In 1982 Ron “retired” to the Whitsundays, bought a 45-foot yacht… and Proserpine Bakeries. In his capacity of “baker”, he not only supplied the local towns with bread and pastries, but also the resort islands of Hayman, Daydream, Lindeman, South Molle and Hamilton. His connection with South Molle later led to a contract to write computer software for back-office accounting, general ledger and liquor inventory management systems for the island.

In 1983 Ron formed a three-piece “Aussie” band with his son Darren and a well-known bush music guru, Bob Pomeroy. With Ron’s business connections with the resort islands, the trio was in constant demand. Over the next couple of years with the addition of the now rather famous fiddle player, Clare O’Meara, the band evolved into a top rate country music show-band called The Gunna-Doo Band, playing in the local venues and on all the resort islands on a regular basis.

Gunna-Doo band

Gunna-Doo Band on stage at the Whitsunday Village
circa 1987.
L-R: Mark Nicol, Clare O’Meara, Bruce Skilton, Darren Hicks, Ron Hicks.



The year 1988 saw the release of the band’s first album “Flavour of the Month.” In the following year, 1989, The Gunna-Doo Band was the Grand Prize Winner at the Queensland Country Music Awards held in Charters Towers.

After moving to Sydney from Airlie Beach in 1990, Ron started a wholesale food distribution business and by 1996 had expanded from Sydney into country NSW and southern Queensland.
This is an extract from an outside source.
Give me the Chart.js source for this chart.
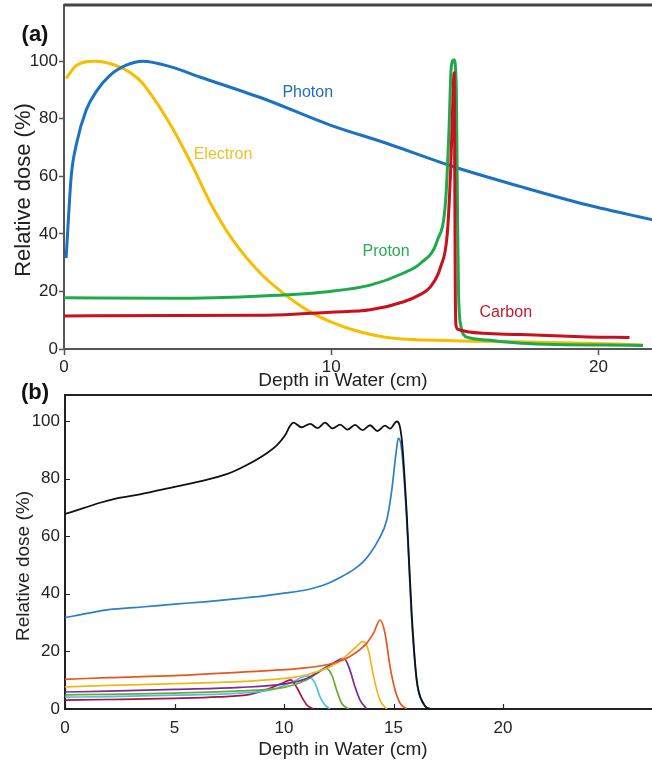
<!DOCTYPE html>
<html>
<head>
<meta charset="utf-8">
<script src="https://cdn.jsdelivr.net/npm/chart.js@4.4.1/dist/chart.umd.min.js"></script>
<style>
  html, body { margin: 0; padding: 0; background: #fff; }
  #wrap { position: relative; width: 652px; height: 766px; overflow: hidden; }
  #chartA { position: absolute; left: 0; top: 0; }
  #chartB { position: absolute; left: 0; top: 383px; }
</style>
</head>
<body>
<div id="wrap">
  <canvas id="chartA" width="652" height="395"></canvas>
  <canvas id="chartB" width="652" height="383"></canvas>
</div>
<script>
// ---- (a) depth dose of the four beam types ----
const photonDepth = [0.08, 0.27, 0.46, 0.83, 1.21, 1.71, 2.33, 2.95, 4.0, 5.08, 7.59, 9.96, 12.09, 14.58, 17.09, 19.6, 22.05];
const photonDose  = [31.6, 60, 71, 83, 89.5, 95, 98.6, 100, 98, 94.5, 86.5, 77.8, 71.4, 63.3, 56.4, 50, 44.8];

const electronDepth = [0.08, 0.46, 1.14, 2.08, 2.83, 3.32, 4.07, 4.82, 5.46, 6.32, 7.34, 8.2, 9.1, 9.96, 10.83, 12.09, 14.58, 17.09, 19.6, 21.66];
const electronDose  = [94, 98.5, 100, 98, 93.4, 87.6, 76.5, 63.3, 51, 37.8, 26.4, 19.4, 13.5, 9.5, 6.6, 4, 2.9, 2.5, 2.0, 1.4];

const protonDepth = [0, 3.9, 7.59, 9.96, 11.46, 12.71, 13.34, 13.97, 14.28, 14.4, 14.49, 14.59, 14.68, 14.72, 14.76, 14.85, 14.95, 15.2, 15.84, 17.09, 21.66];
const protonDose  = [17.8, 17.6, 18.5, 20, 22.2, 26.4, 29.8, 37.8, 51.7, 75, 98, 100.5, 90, 50, 20, 8, 5, 3.8, 3.1, 2.0, 1.2];

const carbonDepth = [0, 7.59, 9.96, 11.46, 12.71, 13.3, 13.71, 14.09, 14.34, 14.47, 14.57, 14.6, 14.62, 14.64, 14.67, 14.75, 15.09, 17.09, 19.6, 21.16];
const carbonDose  = [11.5, 11.7, 12.8, 13.6, 16.4, 18.8, 21.6, 28.5, 40, 63, 92, 96, 60, 20, 8, 6.8, 6.0, 5.0, 4.2, 4.0];

const seriesNamesA = ['Photon', 'Electron', 'Proton', 'Carbon'];

// ---- (b) spread-out Bragg peak and its pristine peaks ----
const sobpDepth = [0, 0.84, 1.6, 2.36, 3.42, 4.95, 6.16, 7.38, 8.3, 9.21, 9.7, 10.05, 10.27, 10.43, 10.8, 11.19, 11.54, 11.87, 12.22, 12.56, 12.9, 13.24, 13.59, 13.93, 14.26, 14.61, 14.84, 15.15, 15.37, 15.6, 15.83, 16.06, 16.36, 16.67, 19.6];
const sobpDose  = [67.7, 69.7, 71.6, 73.1, 74.5, 77.0, 79.0, 81.5, 84.7, 88.8, 91.8, 95.0, 98.2, 99.4, 97.8, 99.0, 97.5, 99.4, 97.4, 98.7, 97.0, 98.6, 96.8, 98.5, 96.5, 98.4, 97.3, 99.8, 94, 68, 33, 10, 2, 0, 0];

const peak1Depth = [0, 1, 2, 3.5, 5, 6.5, 8, 9, 10, 11, 11.64, 12.1, 12.6, 13.16, 13.6, 13.93, 14.3, 14.69, 14.92, 15.1, 15.22, 15.37, 15.6, 15.83, 16.06, 16.36, 16.67];
const peak1Dose  = [31.7, 33.2, 34.5, 35.4, 36.4, 37.3, 38.4, 39.2, 40.2, 41.3, 42.6, 43.9, 45.8, 48.3, 51.0, 54.0, 58.5, 65.6, 76, 88, 94, 90, 66, 31, 9.5, 1.8, 0];

const peak2Depth = [0, 2, 5, 8.45, 10.73, 12.25, 13, 13.77, 14.1, 14.38, 14.61, 14.84, 15.07, 15.3, 15.6];
const peak2Dose  = [10.3, 10.9, 11.6, 13.0, 14.1, 15.9, 18.2, 22.8, 26.5, 30.9, 26.3, 14.7, 6.6, 2.0, 0];

const peak3Depth = [0, 2, 5, 8.45, 10, 11, 12.4, 13.3, 13.59, 13.85, 14.0, 14.16, 14.38, 14.69];
const peak3Dose  = [7.7, 8.2, 8.8, 9.7, 10.6, 11.8, 15.9, 21.6, 23.4, 20.5, 14.7, 8.9, 3.1, 0];

const peak4Depth = [0, 2, 5, 8, 10, 11, 12.1, 12.74, 13.01, 13.24, 13.47, 13.78];
const peak4Dose  = [5.9, 6.2, 6.8, 7.5, 8.7, 10.5, 15.3, 17.6, 13.5, 7.7, 3.1, 0];

const peak5Depth = [0, 2, 5, 8, 10, 11, 11.5, 11.92, 12.18, 12.4, 12.63, 12.95];
const peak5Dose  = [4.9, 5.1, 5.5, 6.3, 7.5, 10.0, 12.3, 14.1, 11.8, 6.6, 2.0, 0];

const peak6Depth = [0, 2, 5, 8, 9.5, 10.42, 11.07, 11.42, 11.64, 11.87, 12.1];
const peak6Dose  = [4.1, 4.3, 4.8, 5.5, 6.8, 9.5, 11.5, 8.9, 4.3, 1.4, 0];

const peak7Depth = [0, 2, 5, 7, 8.45, 9.36, 9.97, 10.3, 10.58, 10.8, 11.04, 11.34];
const peak7Dose  = [3.1, 3.3, 3.7, 4.2, 5.1, 7.2, 9.1, 10.1, 7.5, 4.3, 1.4, 0];

const axisTitleX = 'Depth in Water (cm)';
const axisTitleY = 'Relative dose (%)';

Chart.defaults.font.family = '"Liberation Sans", Arial, sans-serif';
Chart.defaults.color = '#222';

const pts = (xs, ys) => xs.map((x, i) => ({ x: x, y: ys[i] }));

// draws top frame, inward ticks and the free text of the figure
const decor = {
    id: 'decor',
    afterDraw(chart, args, opts) {
        const { ctx, chartArea: a, scales } = chart;
        ctx.save();
        ctx.strokeStyle = opts.frameColor;
        ctx.lineWidth = opts.frameWidth;
        ctx.beginPath();
        ctx.moveTo(a.left, a.top);
        ctx.lineTo(a.right, a.top);
        ctx.stroke();

        if (opts.innerTicks) {
            ctx.lineWidth = 1.2;
            ctx.beginPath();
            scales.x.ticks.forEach(t => {
                const px = Math.round(scales.x.getPixelForValue(t.value)) + 0.5;
                ctx.moveTo(px, a.bottom);
                ctx.lineTo(px, a.bottom - 5);
            });
            scales.y.ticks.forEach(t => {
                const py = Math.round(scales.y.getPixelForValue(t.value)) + 0.5;
                ctx.moveTo(a.left, py);
                ctx.lineTo(a.left + 5, py);
            });
            ctx.stroke();
        }

        ctx.textAlign = 'center';
        ctx.textBaseline = 'middle';
        (opts.texts || []).forEach(t => {
            const px = t.x !== undefined ? scales.x.getPixelForValue(t.x) : t.px;
            const py = t.y !== undefined ? scales.y.getPixelForValue(t.y) : t.py;
            ctx.fillStyle = t.color || '#222';
            ctx.font = (t.bold ? 'bold ' : '') + t.size + 'px "Liberation Sans", Arial, sans-serif';
            ctx.save();
            ctx.translate(px, py);
            if (t.rotate) ctx.rotate(t.rotate);
            ctx.fillText(t.text, 0, 0);
            ctx.restore();
        });
        ctx.restore();
    }
};

const line = (label, xs, ys, color, width) => ({
    label: label,
    data: pts(xs, ys),
    borderColor: color,
    borderWidth: width,
    pointRadius: 0,
    fill: false,
    cubicInterpolationMode: 'monotone'
});

// ---------- chart (a) ----------
new Chart(document.getElementById('chartA'), {
    type: 'line',
    data: {
        datasets: [
            line(seriesNamesA[3], carbonDepth, carbonDose, '#c8101e', 3),
            line(seriesNamesA[2], protonDepth, protonDose, '#1eaa4b', 3),
            line(seriesNamesA[0], photonDepth, photonDose, '#1b72c2', 3),
            line(seriesNamesA[1], electronDepth, electronDose, '#f7bd00', 3)
        ]
    },
    options: {
        responsive: false,
        animation: false,
        devicePixelRatio: 1,
        layout: { padding: { top: 5, left: 0, right: 0, bottom: 0 } },
        plugins: {
            legend: { display: false },
            tooltip: { enabled: false },
            decor: {
                frameColor: '#444',
                frameWidth: 3,
                innerTicks: false,
                texts: [
                    { text: '(a)', px: 35, py: 35, size: 22, bold: true, color: '#111' },
                    { text: axisTitleY, px: 24, py: 190, size: 22, rotate: -Math.PI / 2 },
                    { text: axisTitleX, px: 343, py: 381, size: 19 },
                    { text: seriesNamesA[0], x: 9.12, y: 89.2, size: 16, color: '#1f6fb8' },
                    { text: seriesNamesA[1], x: 5.95, y: 67.4, size: 16, color: '#efc12a' },
                    { text: seriesNamesA[2], x: 12.05, y: 33.7, size: 16, color: '#26ad52' },
                    { text: seriesNamesA[3], x: 16.53, y: 12.8, size: 16, color: '#c41a2a' }
                ]
            }
        },
        scales: {
            x: {
                type: 'linear',
                min: 0,
                max: 22,
                afterFit: s => { s.height = 46; s.paddingLeft = 0; s.paddingRight = 0; },
                ticks: { stepSize: 10, includeBounds: false, padding: 2, font: { size: 17 } },
                grid: { drawOnChartArea: false, tickLength: 6, color: '#555', tickWidth: 1.5 },
                border: { color: '#555', width: 2 }
            },
            y: {
                min: 0,
                max: 119.5,
                afterFit: s => { s.width = 64; s.paddingTop = 0; s.paddingBottom = 0; },
                ticks: { stepSize: 20, includeBounds: false, padding: 1, font: { size: 17 } },
                grid: { drawOnChartArea: false, tickLength: 5, color: '#555', tickWidth: 1.5 },
                border: { color: '#555', width: 2 }
            }
        }
    },
    plugins: [decor]
});

// ---------- chart (b) ----------
new Chart(document.getElementById('chartB'), {
    type: 'line',
    data: {
        datasets: [
            line('SOBP', sobpDepth, sobpDose, '#111111', 1.8),
            line('Peak 1', peak1Depth, peak1Dose, '#2a7fcc', 1.7),
            line('Peak 2', peak2Depth, peak2Dose, '#e8561e', 1.7),
            line('Peak 3', peak3Depth, peak3Dose, '#f2b51a', 1.7),
            line('Peak 4', peak4Depth, peak4Dose, '#7a2a9a', 1.7),
            line('Peak 5', peak5Depth, peak5Dose, '#6aaa30', 1.7),
            line('Peak 6', peak6Depth, peak6Dose, '#4ec0e8', 1.7),
            line('Peak 7', peak7Depth, peak7Dose, '#a8143c', 1.7)
        ]
    },
    options: {
        responsive: false,
        animation: false,
        devicePixelRatio: 1,
        layout: { padding: { top: 12, left: 0, right: 0, bottom: 0 } },
        plugins: {
            legend: { display: false },
            tooltip: { enabled: false },
            decor: {
                frameColor: '#222',
                frameWidth: 2,
                innerTicks: true,
                texts: [
                    { text: '(b)', px: 35, py: 10, size: 22, bold: true, color: '#111' },
                    { text: axisTitleY, px: 24, py: 183, size: 19, rotate: -Math.PI / 2 },
                    { text: axisTitleX, px: 343, py: 367, size: 19 }
                ]
            }
        },
        scales: {
            x: {
                type: 'linear',
                min: 0,
                max: 26.8,
                afterBuildTicks: s => { s.ticks = s.ticks.filter(t => t.value <= 20); },
                afterFit: s => { s.height = 57; s.paddingLeft = 0; s.paddingRight = 0; },
                ticks: { stepSize: 5, includeBounds: false, padding: 9, font: { size: 17 } },
                grid: { drawOnChartArea: false, drawTicks: false },
                border: { color: '#222', width: 2 }
            },
            y: {
                min: 0,
                max: 109,
                afterFit: s => { s.width = 65; s.paddingTop = 0; s.paddingBottom = 0; },
                ticks: { stepSize: 20, includeBounds: false, padding: 5, font: { size: 17 } },
                grid: { drawOnChartArea: false, drawTicks: false },
                border: { color: '#222', width: 2 }
            }
        }
    },
    plugins: [decor]
});
</script>
</body>
</html>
Following Ron’s development of a Membership Accounting System for the Australian Osteopathic Association, an opportunity arose to write computer software for the cruise boat industry. Today many operators on Sydney Harbour are running their businesses using Ron’s “ChartSchool” package. This success led to Ron getting the contract from (the NSW Department of) Waterways to develop the Wharf Booking System for Sydney Harbour.

Ron skippering Apollo

Ron Hicks skippering the maxi-yacht Apollo.

Whitsunday Passage – 2002.


Ron Hicks landing

Ron’s other passion is flying.

Here he is landing the Phoenix Aero Club’s Piper Warrior, Sierra Whisky Victor.


Ron's mum and Darren and Michael

Ron took this photo to mark his mother’s visit to Honeysuckle Creek in 1968.

Pictured are Ron’s sons, Darren (7) on the left and Michael (14) on the right, and his mother, Edna in the middle.